→ WRITTEN TASK
Return the material exactly, first line through the line containing "(lNS) at (470,225)", and nothing more. Pictures stay out.

→ DATA LINES

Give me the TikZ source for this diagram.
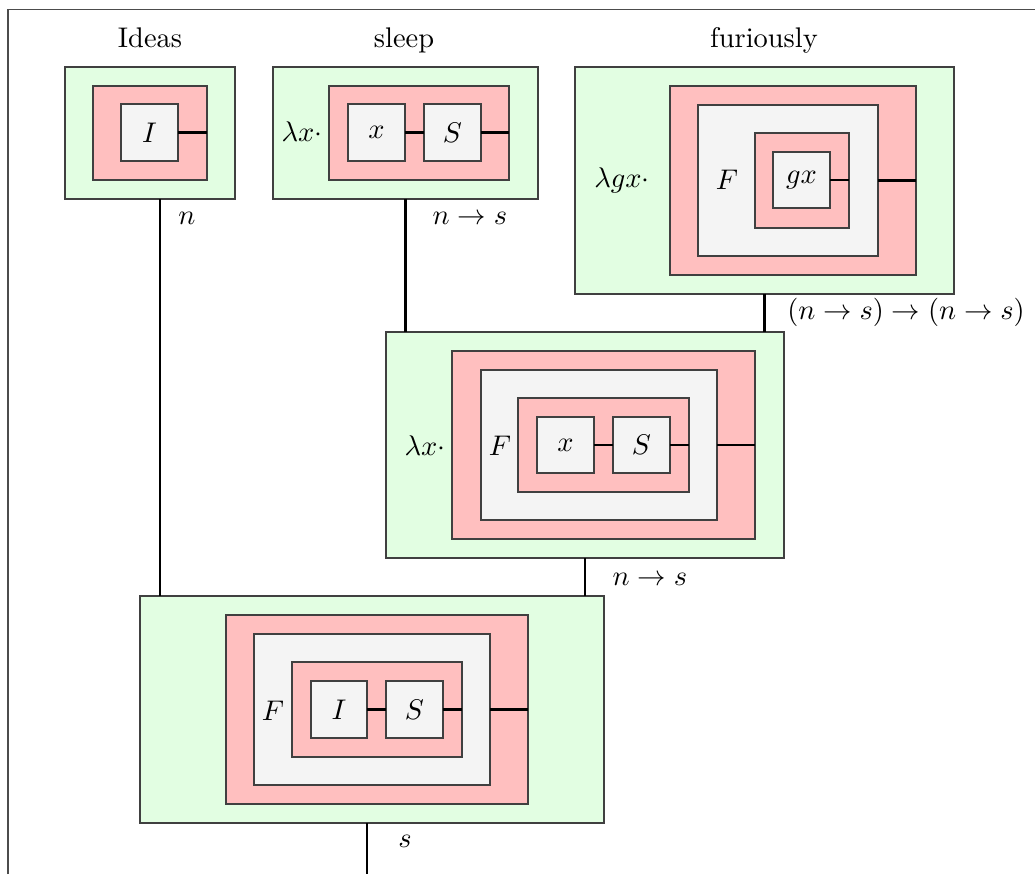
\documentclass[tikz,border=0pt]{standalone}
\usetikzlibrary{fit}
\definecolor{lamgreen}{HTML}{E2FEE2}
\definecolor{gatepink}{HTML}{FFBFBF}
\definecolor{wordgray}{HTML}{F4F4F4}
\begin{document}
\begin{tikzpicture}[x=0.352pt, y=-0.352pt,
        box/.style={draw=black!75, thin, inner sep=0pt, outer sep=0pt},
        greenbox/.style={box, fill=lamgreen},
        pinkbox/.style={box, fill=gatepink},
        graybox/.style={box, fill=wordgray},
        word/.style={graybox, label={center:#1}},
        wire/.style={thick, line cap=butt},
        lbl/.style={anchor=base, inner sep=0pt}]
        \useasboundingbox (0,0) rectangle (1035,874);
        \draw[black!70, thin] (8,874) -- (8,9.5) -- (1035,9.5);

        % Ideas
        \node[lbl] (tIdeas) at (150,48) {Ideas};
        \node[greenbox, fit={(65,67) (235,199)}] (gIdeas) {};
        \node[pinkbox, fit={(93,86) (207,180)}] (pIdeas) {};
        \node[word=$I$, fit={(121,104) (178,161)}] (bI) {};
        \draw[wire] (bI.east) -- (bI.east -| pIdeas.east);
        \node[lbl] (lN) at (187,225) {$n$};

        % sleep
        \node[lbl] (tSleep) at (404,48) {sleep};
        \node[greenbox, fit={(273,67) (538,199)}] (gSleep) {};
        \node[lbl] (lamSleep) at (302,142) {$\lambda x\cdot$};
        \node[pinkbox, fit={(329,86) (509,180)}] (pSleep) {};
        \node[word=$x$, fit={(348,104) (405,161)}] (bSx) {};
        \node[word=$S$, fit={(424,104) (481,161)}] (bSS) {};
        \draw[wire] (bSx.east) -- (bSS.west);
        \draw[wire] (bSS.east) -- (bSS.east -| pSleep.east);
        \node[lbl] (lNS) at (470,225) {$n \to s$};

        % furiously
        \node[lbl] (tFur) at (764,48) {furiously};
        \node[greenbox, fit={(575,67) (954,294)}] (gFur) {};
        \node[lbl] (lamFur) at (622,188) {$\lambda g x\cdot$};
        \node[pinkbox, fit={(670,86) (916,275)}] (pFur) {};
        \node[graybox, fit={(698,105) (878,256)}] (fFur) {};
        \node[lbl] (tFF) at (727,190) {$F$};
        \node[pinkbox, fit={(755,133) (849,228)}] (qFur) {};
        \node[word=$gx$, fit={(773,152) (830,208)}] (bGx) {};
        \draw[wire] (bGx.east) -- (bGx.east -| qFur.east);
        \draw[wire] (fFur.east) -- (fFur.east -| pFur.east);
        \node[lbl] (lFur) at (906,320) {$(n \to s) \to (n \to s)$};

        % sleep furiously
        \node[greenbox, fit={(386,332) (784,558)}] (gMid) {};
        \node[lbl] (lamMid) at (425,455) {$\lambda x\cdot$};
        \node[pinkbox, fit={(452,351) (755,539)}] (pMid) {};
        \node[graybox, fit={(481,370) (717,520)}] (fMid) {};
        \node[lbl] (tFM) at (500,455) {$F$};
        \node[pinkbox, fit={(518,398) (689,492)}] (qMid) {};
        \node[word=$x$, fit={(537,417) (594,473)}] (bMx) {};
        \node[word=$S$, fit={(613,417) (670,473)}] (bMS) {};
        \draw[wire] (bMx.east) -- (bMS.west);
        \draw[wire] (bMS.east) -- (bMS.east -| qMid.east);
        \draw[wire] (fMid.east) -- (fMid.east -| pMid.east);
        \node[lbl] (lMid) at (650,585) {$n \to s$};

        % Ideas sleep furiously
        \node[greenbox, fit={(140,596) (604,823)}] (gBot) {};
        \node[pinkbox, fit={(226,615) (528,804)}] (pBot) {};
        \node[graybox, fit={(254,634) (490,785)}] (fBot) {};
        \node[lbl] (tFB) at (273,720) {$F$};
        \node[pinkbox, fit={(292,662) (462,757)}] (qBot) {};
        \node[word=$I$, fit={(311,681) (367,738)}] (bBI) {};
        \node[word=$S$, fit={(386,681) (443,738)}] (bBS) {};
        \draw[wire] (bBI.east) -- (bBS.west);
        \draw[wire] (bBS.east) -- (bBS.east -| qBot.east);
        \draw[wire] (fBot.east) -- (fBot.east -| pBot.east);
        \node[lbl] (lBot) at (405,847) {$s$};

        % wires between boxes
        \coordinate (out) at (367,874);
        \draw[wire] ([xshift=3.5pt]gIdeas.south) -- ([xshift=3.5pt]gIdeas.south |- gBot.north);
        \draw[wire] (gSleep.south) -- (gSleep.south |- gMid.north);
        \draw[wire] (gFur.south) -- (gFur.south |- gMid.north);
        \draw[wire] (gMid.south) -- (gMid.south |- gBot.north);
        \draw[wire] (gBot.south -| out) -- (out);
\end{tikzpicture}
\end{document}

→ SOLVED PROBLEM
Give me the TikZ source for this diagram.
\documentclass[tikz,border=0pt]{standalone}
\usetikzlibrary{fit}
\definecolor{lamgreen}{HTML}{E2FEE2}
\definecolor{gatepink}{HTML}{FFBFBF}
\definecolor{wordgray}{HTML}{F4F4F4}
\begin{document}
\begin{tikzpicture}[x=0.352pt, y=-0.352pt,
        box/.style={draw=black!75, thin, inner sep=0pt, outer sep=0pt},
        greenbox/.style={box, fill=lamgreen},
        pinkbox/.style={box, fill=gatepink},
        graybox/.style={box, fill=wordgray},
        word/.style={graybox, label={center:#1}},
        wire/.style={thick, line cap=butt},
        lbl/.style={anchor=base, inner sep=0pt}]
        \useasboundingbox (0,0) rectangle (1035,874);
        \draw[black!70, thin] (8,874) -- (8,9.5) -- (1035,9.5);

        % Ideas
        \node[lbl] (tIdeas) at (150,48) {Ideas};
        \node[greenbox, fit={(65,67) (235,199)}] (gIdeas) {};
        \node[pinkbox, fit={(93,86) (207,180)}] (pIdeas) {};
        \node[word=$I$, fit={(121,104) (178,161)}] (bI) {};
        \draw[wire] (bI.east) -- (bI.east -| pIdeas.east);
        \node[lbl] (lN) at (187,225) {$n$};

        % sleep
        \node[lbl] (tSleep) at (404,48) {sleep};
        \node[greenbox, fit={(273,67) (538,199)}] (gSleep) {};
        \node[lbl] (lamSleep) at (302,142) {$\lambda x\cdot$};
        \node[pinkbox, fit={(329,86) (509,180)}] (pSleep) {};
        \node[word=$x$, fit={(348,104) (405,161)}] (bSx) {};
        \node[word=$S$, fit={(424,104) (481,161)}] (bSS) {};
        \draw[wire] (bSx.east) -- (bSS.west);
        \draw[wire] (bSS.east) -- (bSS.east -| pSleep.east);
        \node[lbl] (lNS) at (470,225) {$n \to s$};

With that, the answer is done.